FTSE 100: Energy and defense provide a cushion 

The FTSE 100 has demonstrated resilience, gaining 1.9% MoM and 38.1% YoY. The index has been notably supported by its high exposure to energy and resources. 

  • Sector strength: Gains in BP (+13%), Shell (+7%), and Glencore (+12.7%) have helped offset weakness in consumer-facing sectors. 
  • Defense boost: BAE Systems has surged 32.3% year-to-date, providing further stability to the index. 
  • Shock absorber: With a forward P/E of 13.3x, the FTSE 100 is trading in line with its post-millennium average, acting as a potential cushion against an earnings slowdown. 

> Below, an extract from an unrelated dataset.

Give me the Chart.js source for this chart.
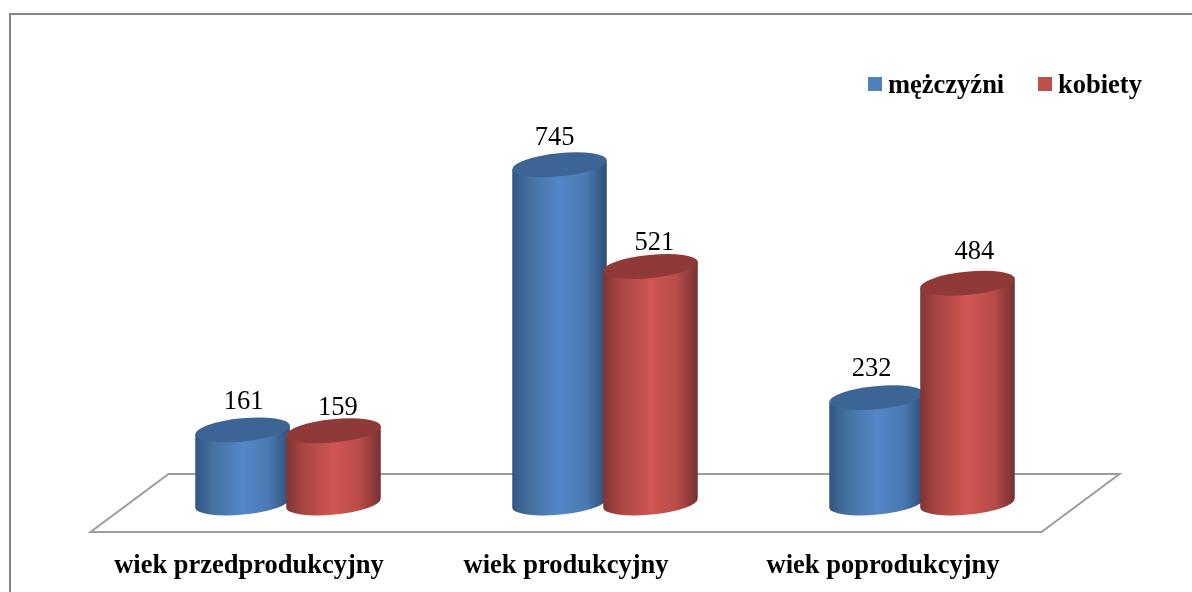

DAX 40: High sensitivity to global risk 

Germany's DAX 40 rebounded 2.8% MoM to 24,081, though it remains highly sensitive to global equity risk metrics. The index remains below its 200-day moving average of 24,098. 

  • Shifting composition: SAP has seen its index weighting tumble to 8.87% due to generative AI concerns, while Siemens Energy has soared 208%, becoming the sixth-largest company in the index. 
  • Concentration risk: The DAX 40 remains highly concentrated, with the six largest companies accounting for roughly 45% of the index. 

Price snapshot (9 April 2026) 

  • S&P 500: 6,783 (0.0% MoM; 24.3% YoY) 
  • Nasdaq: 24,903 (-0.2% MoM; 30.1% YoY) 
  • Dow Jones: 47,910 (0.8% MoM; 18.0% YoY) 
  • FTSE 100: 10,609 (1.9% MoM; 38.1% YoY) 
  • DAX 40: 24,081 (2.8% MoM; 18.3% YoY) 

Looking ahead: Key indicators to watch 

The upcoming weeks will be critical for determining if the early April rebound can be sustained. Investors should monitor: 

  • Energy prices: WTI Crude has risen 14.9% MoM, posing a risk to corporate margins. 
  • US inflation: The March CPI report (April 10) is expected to show a 0.9% MoM jump due to rising fuel costs. 
  • Corporate earnings: Results from JPMorgan, Alphabet, and Microsoft later in April will provide clarity on private credit risks and AI investments.